EXCERPTED RECORDS =>
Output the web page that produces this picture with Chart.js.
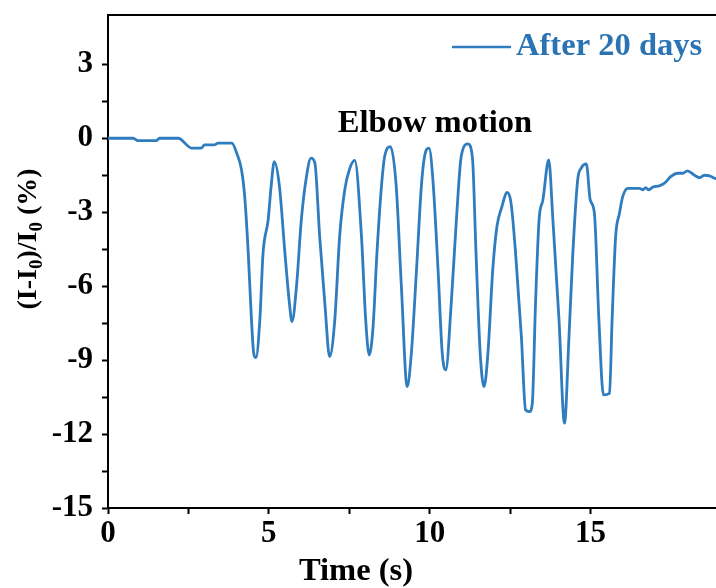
<!DOCTYPE html>
<html>
<head>
<meta charset="utf-8">
<title>Elbow motion</title>
<script src="https://cdn.jsdelivr.net/npm/chart.js@4.4.1/dist/chart.umd.min.js"></script>
<style>
    html, body { margin: 0; padding: 0; background: #fff; overflow: hidden; }
    #wrap { width: 716px; height: 588px; position: relative; }
</style>
</head>
<body>
<div id="wrap"><canvas id="chart"></canvas></div>

<script>
    // time (s)
    const times = [
        0, 0.78, 0.93, 1.5, 1.6, 2.18, 2.6, 2.9, 3.0, 3.3, 3.42, 3.85,
        4.0, 4.15, 4.25, 4.36, 4.46, 4.53, 4.6, 4.72, 4.82, 4.98, 5.07, 5.17,
        5.33, 5.5, 5.65, 5.72, 5.86, 6.01, 6.17, 6.31, 6.43,
        6.58, 6.74, 6.89, 7.05, 7.2, 7.36, 7.52, 7.67,
        7.88, 8.01, 8.12, 8.24, 8.36, 8.5, 8.6, 8.78,
        8.96, 9.12, 9.3, 9.43, 9.59, 9.74, 9.84, 9.98,
        10.1, 10.26, 10.39, 10.5, 10.67, 10.83, 10.98, 11.19, 11.33,
        11.44, 11.57, 11.69, 11.81, 11.96, 12.09, 12.23, 12.41, 12.53,
        12.67, 12.85, 12.98, 13.1, 13.19, 13.29, 13.4, 13.52, 13.7,
        13.83, 14.02, 14.19, 14.33, 14.45, 14.6, 14.71, 14.87, 14.99, 15.12,
        15.26, 15.4, 15.59, 15.67, 15.78, 15.9, 16.0, 16.16, 16.52,
        16.63, 16.71, 16.81, 16.94, 17.14, 17.3, 17.5, 17.71, 17.87, 18.01,
        18.22, 18.39, 18.54, 18.7, 18.85, 19.0
    ];
    // (I-I0)/I0 (%), after 20 days
    const response = [
        0, 0, -0.1, -0.1, 0, 0, -0.4, -0.4, -0.27, -0.27, -0.2, -0.2,
        -0.6, -1.28, -2.37, -4.66, -7.37, -8.72, -8.9, -7.37, -4.66, -3.3, -1.96, -0.95,
        -1.96, -4.66, -6.83, -7.44, -6.0, -3.3, -1.55, -0.81, -1.0,
        -3.99, -6.69, -8.86, -7.37, -3.99, -2.09, -1.21, -0.9,
        -3.99, -7.37, -8.79, -7.64, -4.66, -1.96, -0.74, -0.34,
        -1.96, -6.02, -10.08, -8.72, -5.34, -1.96, -0.74, -0.4,
        -1.69, -5.34, -8.72, -9.4, -6.69, -3.31, -0.74, -0.23, -0.81,
        -4.66, -8.72, -10.08, -8.72, -5.34, -3.58, -2.84, -2.2, -2.64,
        -4.66, -8.05, -11.02, -11.09, -10.75, -6.69, -3.31, -2.5, -0.88,
        -3.31, -7.37, -11.56, -8.05, -4.66, -1.69, -1.21, -1.04, -2.5, -3.04,
        -7.37, -10.41, -10.35, -7.37, -3.99, -3.04, -2.37, -2.03, -2.03,
        -2.09, -2.0, -2.09, -1.98, -1.93, -1.82, -1.55, -1.42, -1.42, -1.32,
        -1.49, -1.6, -1.5, -1.53, -1.62, -1.65
    ];

    const xTicks = [0, 5, 10, 15];
    const yTicks = [-15, -12, -9, -6, -3, 0, 3];
    const seriesName = 'After 20 days';
    const note = 'Elbow motion';

    const lineColor = '#2f7cbf';
    const serif = "'Liberation Serif', 'Times New Roman', serif";
    const bold = size => 'bold ' + size + 'px ' + serif;

    // text drawn a little wider, like the tick labels
    function wideText(ctx, text, x, y, align) {
        const w = ctx.measureText(text).width * 1.05;
        const left = align === 'center' ? x - w / 2 : x;
        ctx.save();
        ctx.translate(left, y);
        ctx.scale(1.05, 1);
        ctx.textAlign = 'left';
        ctx.fillText(text, 0, 0);
        ctx.restore();
    }

    // frame top edge, legend, note and axis titles
    const decorations = {
        id: 'decorations',
        afterDraw(chart) {
            const ctx = chart.ctx;
            const area = chart.chartArea;
            ctx.save();

            // top border
            ctx.strokeStyle = '#000';
            ctx.lineWidth = 2;
            ctx.beginPath();
            ctx.moveTo(area.left - 1, area.top);
            ctx.lineTo(area.right, area.top);
            ctx.stroke();

            // legend
            ctx.strokeStyle = lineColor;
            ctx.lineWidth = 2.5;
            ctx.beginPath();
            ctx.moveTo(452, 47);
            ctx.lineTo(511, 47);
            ctx.stroke();
            ctx.fillStyle = '#2b74b3';
            ctx.font = bold(31);
            ctx.textBaseline = 'middle';
            wideText(ctx, seriesName, 516, 47, 'left');

            // note
            ctx.fillStyle = '#000';
            wideText(ctx, note, 435, 124, 'center');

            // x title
            wideText(ctx, 'Time (s)', 356, 572, 'center');

            // y title with subscripts
            const parts = [
                ['(I-I', false], ['0', true], [')/I', false], ['0', true], [' (%)', false]
            ];
            const big = bold(28);
            const small = bold(19);
            let total = 0;
            parts.forEach(p => {
                ctx.font = p[1] ? small : big;
                total += ctx.measureText(p[0]).width;
            });
            ctx.translate(29, 239);
            ctx.rotate(-Math.PI / 2);
            ctx.textAlign = 'left';
            ctx.textBaseline = 'middle';
            let x = -total / 2;
            parts.forEach(p => {
                ctx.font = p[1] ? small : big;
                ctx.fillText(p[0], x, p[1] ? 8 : 0);
                x += ctx.measureText(p[0]).width;
            });
            ctx.restore();
        }
    };

    new Chart(document.getElementById('chart'), {
        type: 'line',
        data: {
            labels: times,
            datasets: [{
                label: seriesName,
                data: times.map((t, i) => ({ x: t, y: response[i] })),
                borderColor: lineColor,
                borderWidth: 2.8,
                pointRadius: 0,
                cubicInterpolationMode: 'monotone',
                fill: false
            }]
        },
        options: {
            responsive: true,
            maintainAspectRatio: false,
            animation: false,
            layout: { padding: { top: 15, right: 0, left: 0, bottom: 0 } },
            plugins: {
                legend: { display: false },
                tooltip: { enabled: false }
            },
            scales: {
                x: {
                    type: 'linear',
                    min: 0,
                    max: 18.9,
                    afterBuildTicks: s => { s.ticks = s.ticks.filter(t => Math.abs(t.value / 2.5 - Math.round(t.value / 2.5)) < 1e-6); },
                    afterFit: s => { s.height = 80; s.paddingLeft = 0; s.paddingRight = 0; },
                    ticks: {
                        stepSize: 2.5,
                        padding: 1,
                        color: '#000',
                        font: { family: serif, size: 31, weight: 'bold' },
                        callback: v => xTicks.includes(v) ? String(v) : ''
                    },
                    grid: { drawOnChartArea: false, drawTicks: true, tickLength: 6, tickWidth: 2, tickColor: '#000' },
                    border: { color: '#000', width: 2 }
                },
                y: {
                    min: -15,
                    max: 5,
                    afterBuildTicks: s => { s.ticks = s.ticks.filter(t => t.value < 4.9); },
                    afterFit: s => { s.width = 108; s.paddingTop = 0; s.paddingBottom = 0; },
                    ticks: {
                        stepSize: 1.5,
                        padding: 9,
                        color: '#000',
                        font: { family: serif, size: 31, weight: 'bold' },
                        callback: v => yTicks.includes(v) ? String(v) : ''
                    },
                    grid: { drawOnChartArea: false, drawTicks: true, tickLength: 6, tickWidth: 2, tickColor: '#000' },
                    border: { color: '#000', width: 2 }
                }
            }
        },
        plugins: [decorations]
    });
</script>
</body>
</html>
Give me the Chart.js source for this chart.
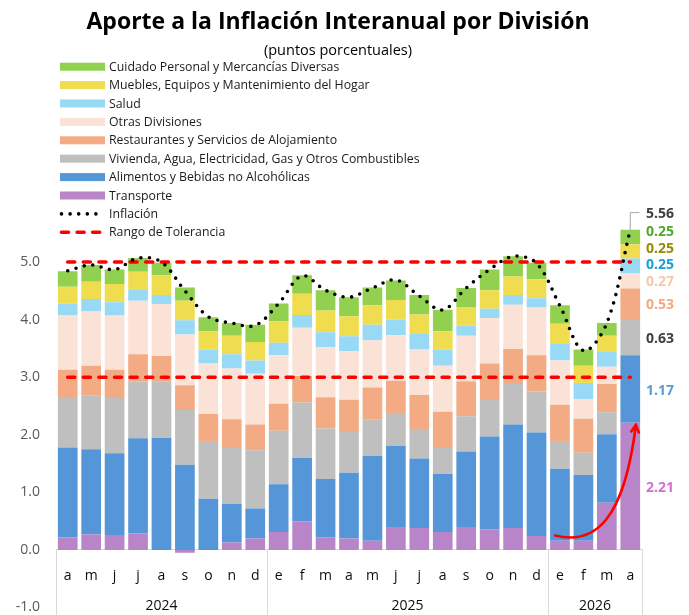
<!DOCTYPE html>
<html>
<head>
<meta charset="utf-8">
<script src="https://cdn.jsdelivr.net/npm/chart.js@4.4.1/dist/chart.umd.min.js"></script>
<style>
  html, body { margin: 0; padding: 0; background: #fff; }
  #wrap { position: relative; width: 689px; height: 615px; }
</style>
</head>
<body>
<div id="wrap"><canvas id="aporteChart" width="689" height="615"></canvas></div>
<script>
// --- data (puntos porcentuales), abr-2024 .. abr-2026
const months = ['a','m','j','j','a','s','o','n','d','e','f','m','a','m','j','j','a','s','o','n','d','e','f','m','a'];
const yearLabels = ['2024', '2025', '2026'];
const yearSpans = [9, 12, 4];

const transporte   = [0.22,0.27,0.26,0.29,0.00,-0.05,0.00,0.13,0.20, 0.31,0.50,0.22,0.20,0.16,0.40,0.38,0.31,0.40,0.36,0.38,0.24, 0.16,0.16,0.82,2.21];
const alimentos    = [1.56,1.48,1.42,1.65,1.95,1.48,0.89,0.67,0.52, 0.83,1.10,1.01,1.14,1.47,1.41,1.21,1.01,1.31,1.61,1.80,1.80, 1.25,1.14,1.19,1.17];
const vivienda     = [0.86,0.93,0.96,0.99,0.97,0.95,1.00,0.99,1.01, 0.93,0.96,0.88,0.71,0.63,0.57,0.51,0.47,0.61,0.65,0.70,0.71, 0.48,0.39,0.38,0.63];
const restaurantes = [0.49,0.52,0.49,0.47,0.45,0.43,0.47,0.48,0.45, 0.47,0.46,0.54,0.56,0.56,0.56,0.59,0.61,0.61,0.62,0.61,0.63, 0.63,0.59,0.49,0.53];
const otras        = [0.94,0.94,0.94,0.93,0.90,0.88,0.88,0.88,0.88, 0.84,0.84,0.87,0.84,0.82,0.79,0.79,0.80,0.79,0.79,0.77,0.83, 0.77,0.34,0.30,0.27];
const salud        = [0.21,0.22,0.23,0.20,0.16,0.25,0.24,0.25,0.23, 0.22,0.22,0.26,0.26,0.27,0.27,0.27,0.28,0.18,0.16,0.17,0.16, 0.30,0.28,0.27,0.25];
const muebles      = [0.29,0.30,0.32,0.30,0.34,0.34,0.32,0.32,0.32, 0.37,0.37,0.38,0.35,0.34,0.34,0.34,0.32,0.31,0.32,0.32,0.33, 0.34,0.30,0.27,0.25];
const cuidado      = [0.27,0.29,0.25,0.24,0.22,0.23,0.24,0.22,0.30, 0.31,0.32,0.35,0.33,0.31,0.34,0.34,0.37,0.34,0.36,0.35,0.29, 0.32,0.28,0.22,0.25];

const inflacion    = [4.85,4.95,4.87,5.07,5.00,4.50,4.05,3.94,3.90, 4.28,4.76,4.51,4.39,4.55,4.69,4.41,4.17,4.55,4.87,5.10,4.98, 4.24,3.46,3.94,5.56];
const rangoSup     = [5,5,5,5,5,5,5,5,5, 5,5,5,5,5,5,5,5,5,5,5,5, 5,5,5,5];
const rangoInf     = [3,3,3,3,3,3,3,3,3, 3,3,3,3,3,3,3,3,3,3,3,3, 3,3,3,3];

const yTicks = [-1, 0, 1, 2, 3, 4, 5];

// red arrow annotation, in (category index, value) units
const arrowPath = [[20.79, 0.25], [22.5, 0.08], [23.73, 0.51], [24.24, 2.17]];

const FONT = '"Open Sans", sans-serif';

// stack order: bottom -> top
const barSets = [
    { label: 'Transporte', data: transporte, color: '#b886c8', labelColor: '#d46fce' },
    { label: 'Alimentos y Bebidas no Alcohólicas', data: alimentos, color: '#5596d8', labelColor: '#5b9bd5' },
    { label: 'Vivienda, Agua, Electricidad, Gas y Otros Combustibles', data: vivienda, color: '#bfbfbf', labelColor: '#404040' },
    { label: 'Restaurantes y Servicios de Alojamiento', data: restaurantes, color: '#f3ab84', labelColor: '#f2aa80' },
    { label: 'Otras Divisiones', data: otras, color: '#fbe2d6', labelColor: '#f8c6a9' },
    { label: 'Salud', data: salud, color: '#98d9f5', labelColor: '#19a0dc' },
    { label: 'Muebles, Equipos y Mantenimiento del Hogar', data: muebles, color: '#efdc4f', labelColor: '#978c00' },
    { label: 'Cuidado Personal y Mercancías Diversas', data: cuidado, color: '#92d050', labelColor: '#52a62e' }
];

const datasets = barSets.map((s, i) => ({
    type: 'bar',
    label: s.label,
    data: s.data,
    backgroundColor: s.color,
    borderWidth: 0,
    stack: 'div',
    order: 3,
    labelColor: s.labelColor,
    legendRank: barSets.length - 1 - i,
    barPercentage: 0.84,
    categoryPercentage: 1.0
}));

datasets.push({
    type: 'line',
    label: 'Inflación',
    data: inflacion,
    borderColor: '#000',
    borderWidth: 3.6,
    borderDash: [0, 8.6],
    borderCapStyle: 'round',
    pointRadius: 0,
    tension: 0.35,
    stack: 'infl',
    order: 0,
    legendRank: 8
});
datasets.push({
    type: 'line',
    label: 'Rango de Tolerancia',
    data: rangoSup,
    borderColor: '#ff0000',
    borderWidth: 3.6,
    borderDash: [7, 8.6],
    borderCapStyle: 'round',
    pointRadius: 0,
    stack: 'tolSup',
    order: 1,
    legendRank: 9
});
datasets.push({
    type: 'line',
    label: 'Rango de Tolerancia (inferior)',
    data: rangoInf,
    borderColor: '#ff0000',
    borderWidth: 3.6,
    borderDash: [7, 8.6],
    borderCapStyle: 'round',
    pointRadius: 0,
    stack: 'tolInf',
    order: 1,
    legendRank: -1
});

// title, legend, year groups, last-bar labels, arrow
const decorPlugin = {
    id: 'decor',
    afterDraw(chart) {
        const { ctx, chartArea, scales: { x, y } } = chart;
        ctx.save();

        // title
        ctx.fillStyle = '#000';
        ctx.textAlign = 'center';
        ctx.textBaseline = 'alphabetic';
        ctx.font = 'bold 23px ' + FONT;
        ctx.fillText('Aporte a la Inflación Interanual por División', 338, 29);
        ctx.font = '14.5px ' + FONT;
        ctx.textBaseline = 'middle';
        ctx.fillText('(puntos porcentuales)', 338, 50.5);

        // legend
        const rows = chart.data.datasets
            .map((ds, i) => ({ ds, i }))
            .filter(r => r.ds.legendRank >= 0)
            .sort((a, b) => a.ds.legendRank - b.ds.legendRank);
        rows.forEach((r, k) => {
            const ly = 66.7 + k * 18.4;
            const ds = r.ds;
            if (ds.type === 'bar') {
                ctx.fillStyle = ds.backgroundColor;
                ctx.fillRect(60, ly - 4, 45, 8);
            } else {
                ctx.beginPath();
                ctx.setLineDash(ds.borderDash);
                ctx.lineCap = 'round';
                ctx.lineWidth = ds.borderWidth;
                ctx.strokeStyle = ds.borderColor;
                ctx.moveTo(61.5, ly);
                ctx.lineTo(ds.label === 'Inflación' ? 97.5 : 101, ly);
                ctx.stroke();
                ctx.setLineDash([]);
            }
            ctx.fillStyle = '#1a1a1a';
            ctx.font = '12.3px ' + FONT;
            ctx.textAlign = 'left';
            ctx.textBaseline = 'middle';
            ctx.fillText(ds.label, 109, ly + 0.5);
        });

        // year groups under the month letters
        const zeroY = y.getPixelForValue(0);
        const bounds = [chartArea.left];
        let idx = 0;
        yearSpans.forEach(n => {
            idx += n;
            bounds.push(idx >= months.length ? chartArea.right
                : (x.getPixelForValue(idx - 1) + x.getPixelForValue(idx)) / 2);
        });
        ctx.strokeStyle = '#d9d9d9';
        ctx.lineWidth = 1;
        bounds.forEach(bx => {
            const px = Math.round(bx) + 0.5;
            ctx.beginPath();
            ctx.moveTo(px, zeroY);
            ctx.lineTo(px, chart.height);
            ctx.stroke();
        });
        ctx.fillStyle = '#0d0d0d';
        ctx.font = '14px ' + FONT;
        ctx.textAlign = 'center';
        yearLabels.forEach((lbl, k) => {
            ctx.fillText(lbl, (bounds[k] + bounds[k + 1]) / 2, 606.5);
        });

        // labels for the latest month
        const last = months.length - 1;
        const labelX = 646;
        const gap = 16.8;
        let prevY = Infinity;
        let topY = Infinity;
        let barX = 0;
        ctx.font = 'bold 14px ' + FONT;
        ctx.textAlign = 'left';
        barSets.forEach((s, i) => {
            const el = chart.getDatasetMeta(i).data[last];
            let cy = (el.y + el.base) / 2 + 1.5;
            if (cy > prevY - gap) cy = prevY - gap;
            prevY = cy;
            topY = Math.min(topY, el.y);
            barX = el.x;
            ctx.fillStyle = s.labelColor;
            ctx.fillText(s.data[last].toFixed(2), labelX, cy);
        });
        const totY = Math.min(topY, prevY - gap - 1);
        ctx.strokeStyle = '#a6a6a6';
        ctx.lineWidth = 1;
        ctx.beginPath();
        ctx.moveTo(barX, topY);
        ctx.lineTo(barX, totY - 1.5);
        ctx.lineTo(labelX - 7, totY - 1.5);
        ctx.stroke();
        ctx.fillStyle = '#404040';
        ctx.fillText(inflacion[last].toFixed(2), labelX, totY);

        // red arrow
        const pts = arrowPath.map(p => [x.getPixelForValue(p[0]), y.getPixelForValue(p[1])]);
        ctx.strokeStyle = '#ff0000';
        ctx.lineWidth = 2.6;
        ctx.lineCap = 'round';
        ctx.beginPath();
        ctx.moveTo(pts[0][0], pts[0][1]);
        ctx.bezierCurveTo(pts[1][0], pts[1][1], pts[2][0], pts[2][1], pts[3][0], pts[3][1]);
        ctx.stroke();
        const ang = Math.atan2(pts[3][1] - pts[2][1], pts[3][0] - pts[2][0]);
        const hl = 8;
        ctx.beginPath();
        ctx.moveTo(pts[3][0] - hl * Math.cos(ang - 0.5), pts[3][1] - hl * Math.sin(ang - 0.5));
        ctx.lineTo(pts[3][0], pts[3][1]);
        ctx.lineTo(pts[3][0] - hl * Math.cos(ang + 0.5), pts[3][1] - hl * Math.sin(ang + 0.5));
        ctx.stroke();

        ctx.restore();
    }
};

document.addEventListener('DOMContentLoaded', function() {
    const ctx = document.getElementById('aporteChart').getContext('2d');
    Chart.defaults.font.family = FONT;

    new Chart(ctx, {
        data: { labels: months, datasets: datasets },
        plugins: [decorPlugin],
        options: {
            responsive: false,
            animation: false,
            events: [],
            layout: { padding: { top: 204.5, right: 47, bottom: 7.5, left: 0 } },
            scales: {
                x: {
                    stacked: true,
                    position: { y: 0 },
                    grid: { display: false, drawTicks: false },
                    border: { display: true, color: '#d9d9d9', width: 1 },
                    ticks: {
                        color: '#0d0d0d',
                        font: { size: 14 },
                        padding: 17.5,
                        autoSkip: false,
                        maxRotation: 0
                    },
                    afterFit: (axis) => {
                        axis.height = 0;
                        axis.paddingLeft = 0;
                        axis.paddingRight = 0;
                    }
                },
                y: {
                    stacked: true,
                    min: -1,
                    max: 6,
                    grid: { display: false, drawTicks: false },
                    border: { display: false },
                    afterBuildTicks: (axis) => { axis.ticks = yTicks.map(v => ({ value: v })); },
                    ticks: {
                        color: '#595959',
                        font: { size: 14 },
                        padding: 16,
                        callback: (v) => Number(v).toFixed(1)
                    },
                    afterFit: (axis) => {
                        axis.width = 56;
                        axis.paddingTop = 0;
                        axis.paddingBottom = 0;
                    }
                }
            },
            plugins: {
                legend: { display: false },
                tooltip: { enabled: false },
                title: { display: false }
            }
        }
    });
});
</script>
</body>
</html>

GIVEN EXERCISE => Keep to the lines above from the line with "Give me the Chart.js source for this chart." to the line with "const yearSpans = [9, 12, 4];", and set down exactly those, inclusive, with nothing else and every picture left out.

OUTPUT FOR THIS EXERCISE =>
Give me the Chart.js source for this chart.
<!DOCTYPE html>
<html>
<head>
<meta charset="utf-8">
<script src="https://cdn.jsdelivr.net/npm/chart.js@4.4.1/dist/chart.umd.min.js"></script>
<style>
  html, body { margin: 0; padding: 0; background: #fff; }
  #wrap { position: relative; width: 689px; height: 615px; }
</style>
</head>
<body>
<div id="wrap"><canvas id="aporteChart" width="689" height="615"></canvas></div>
<script>
// --- data (puntos porcentuales), abr-2024 .. abr-2026
const months = ['a','m','j','j','a','s','o','n','d','e','f','m','a','m','j','j','a','s','o','n','d','e','f','m','a'];
const yearLabels = ['2024', '2025', '2026'];
const yearSpans = [9, 12, 4];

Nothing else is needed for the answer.